5. Take your time and work at a level your body will allow. Don’t ride as hard as you can on every training ride. This is the most common rookie mistake. Start your training with easy miles and add an occasional hard day once every week or two. The rule of thumb for any long ride is to gradually build your endurance until you can complete 75 percent of the mileage of your longest day of your event or goal.

6. As your miles increase, also increase your speed. On normal training rides, slow down when you start breathing hard and if you can’t say a 10-word sentence at a normal tone. After a month of riding, pick one day a week to go really hard on a hill and repeat it 5 times. This kind of hard interval training is an example of what it takes to increase speed and stamina.

7. Take care of yourself. Eat right with an emphasis on carbohydrates for recovery and endurance, stay hydrated and sleep at least eight hours a night. Two weeks before the event – after your last big ride – focus on recovery. Your mileage will decrease, but keep your cadence high and your effort at or above your target speeds to help ensure fast legs. Massage and foam rollers are great tools to help you recover.
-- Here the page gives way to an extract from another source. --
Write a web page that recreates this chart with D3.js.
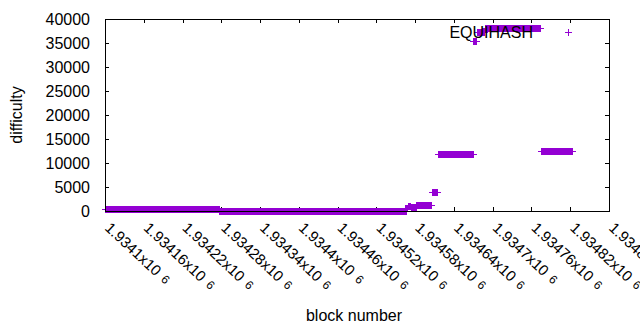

8. Rest up for big rides. During the last 2 weeks before a big ride, ride hard every 3rd day, and rest the other two. Remember: by this point, your training is already in the bank. Resting up will get you fresh for the big day and these rides will keep you as fast as possible and loosened up. A short spin the day before will help you get going faster on your event day. Recovery is as important as training, give yourself a day or two after a big ride to recover before you do more.

Some of these tips will give you instant improvement like lightening your bike, others will take time like learning to draft or training better. Tackle one at a time and soon you will see your average speed increase, and your enjoyment of cycling rise as you climb.
Have a great time preparing for your season, and like we say at Cycle U, Get Ready To Ride!